Samuel B. Boxerman is a Partner with Sidley Austin LLP in the firm’s Washington, DC office and is the WLF Legal Pulse’s Featured Expert Contributor on Environmental Law and Policy. Jim Wedeking  is Counsel to Sidley Austin LLP. Jack Raffetto is an Associate with the firm.

Over the past week, the U.S. Supreme Court issued two important rulings interpreting federal environmental laws—the Clean Water Act and the Comprehensive Environmental Response, Compensation, and Liability Act (CERCLA).

Maui

On April 23, the Court decided County of Maui v. Hawaii Wildlife Fund, finding the Clean Water Act requires a source to have a permit for a discharge to groundwater, if the discharge is “the functional equivalent” of a direct discharge to navigable waters.  Whether a discharge is the “functional equivalent” will depend upon a multi-factored balancing test.

As discussed here previously, in Maui, the County operated a wastewater treatment plant, which injected partially treated sewage into underground wells.  The wastes migrated from the wells to groundwater and subsequently seeped into the Pacific.  At issue was whether by injecting the wastewater the County was discharging pollutants to a water of the United States without a permit under the Act. The lower courts said yes.  The Ninth Circuit found the discharge required a permit because the sewage was “fairly traceable” back to the treatment plant (a point source under the Act).

In a 6-3 opinion by Justice Breyer, the Court reversed and remanded.  The Court rejected both the “fairly traceable” test and the respondent’s suggestion to use a “proximate cause” standard, finding neither well-founded under the Act.  The Court also rejected the bright-line test urged by the County and the Solicitor General of the United States that the Act applies only where a point source delivers pollutants directly to a navigable water, a position advanced by the United States Environmental Protection Agency (EPA) in an interpretive rule.  That approach, the Court feared, would allow a source to evade permit requirements.

Instead, the Court established its own test, finding a permit for discharges to groundwater where those discharges are “the functional equivalent of a direct discharge from the point source into navigable waters,” meaning that “the discharge reaches the same result through roughly similar means.”  This would be determined on a case-by-case basis, considering such factors as the purpose of the Act, whether a decision would interfere with state regulation of groundwater, the length of the discharge, the time taken to migrate from the point source to a jurisdictional water, the nature of the material through which the pollutant travels, and others.

The Court thus left it to permit writers, regulatory guidance drafters, and the lower federal courts to interpret and apply these factors over time—which may bring the issue back to the Supreme Court.

Atlantic Richfield

On April 20, the Court decided Atlantic Richfield Co. v. Christian, et al.  The Court found state courts have jurisdiction over state-law claims related to CERCLA sites, but that EPA must grant property owners who are CERCLA potentially responsible parties (PRPs) permission before the owner can take action that differs from the EPA site remedy.
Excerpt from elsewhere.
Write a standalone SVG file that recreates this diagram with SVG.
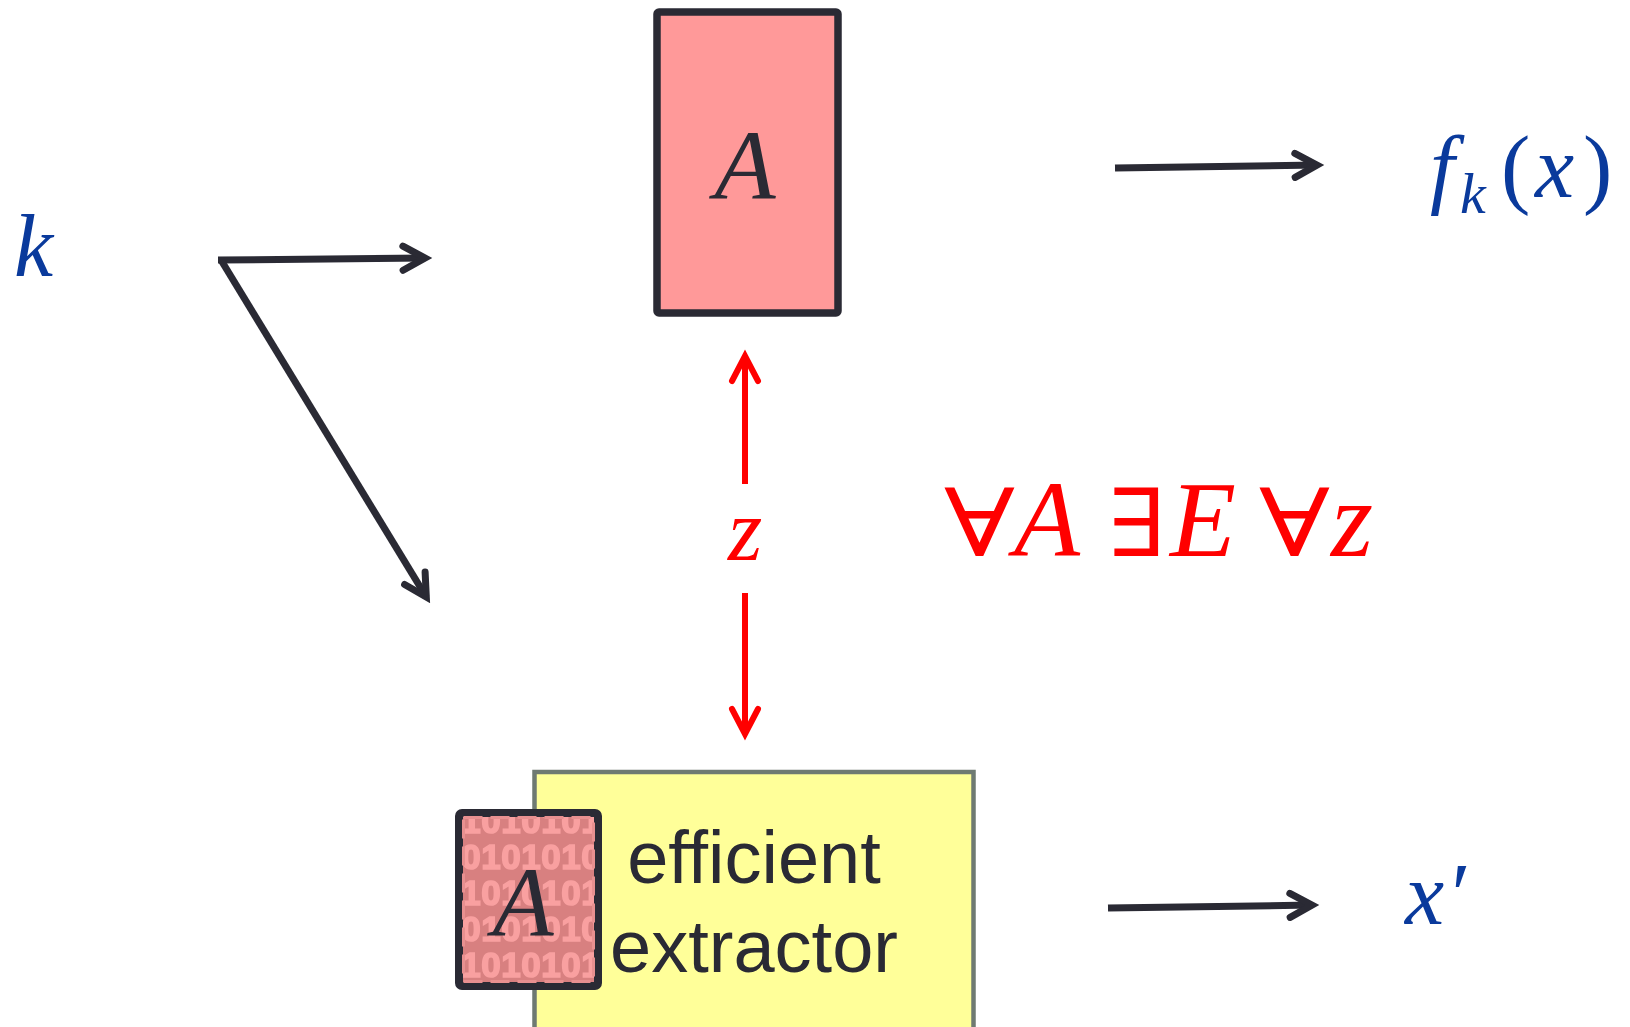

At issue was the Anaconda Smelter Superfund Site, a 300-square-mile area on EPA’s National Priorities List that had begun operation in the 1880’s.  EPA has overseen work at the site for over three decades.  In 2008, owners of private property within the Site filed suit in state court, asserting various tort claims arising out of historic contamination. The plaintiffs sought damages to fund restoration activities at their properties beyond the measures EPA had required. The state court rejected defendant’s claim that CERCLA foreclosed the plaintiffs’ suit, and the Supreme Court granted cert.

The Court first held that state courts could hear some state-law claims related to a CERCLA site. Atlantic Richfield had argued that because CERCLA barred a federal court from hearing challenges to an EPA remedy, it likewise barred the plaintiffs’ state-court actions.  The Court disagreed, finding that CERCLA did not divest a state court of jurisdiction over non-CERCLA claims—and that plaintiffs’ damages claims were distinct from the EPA-ordered remedy.

The Court then held, however, that CERCLA prevents PRPs from using state law to require cleanup beyond the remedy EPA had ordered, unless they first obtained EPA’s agreement.  As current owners of property within the site, the plaintiffs were PRPs under CERCLA § 107(a)—a status that did not allow them to interfere with EPA’s remedy, even if at the end of the day EPA would not have required these owners to fund it.  Otherwise, the Court explained, “property owners would be free to dig up arsenic-infected soil and build trenches to redirect lead-contaminated groundwater without even notifying EPA. . . . We doubt Congress provided such a fragile remedy for such a serious problem.”

As such, the ruling does put to rest the question whether all state-law claims are foreclosed—while providing PRPs that implement an EPA remedy at CERCLA sites some certainty that a state court may not order work beyond the remedy EPA selected.  The Court has left other questions open, however, such as what broader rights a plaintiff may have who is not a PRP or whether PRP claims that are not remedial would be allowed.  Those questions, as in Maui, will be left to future litigation to resolve.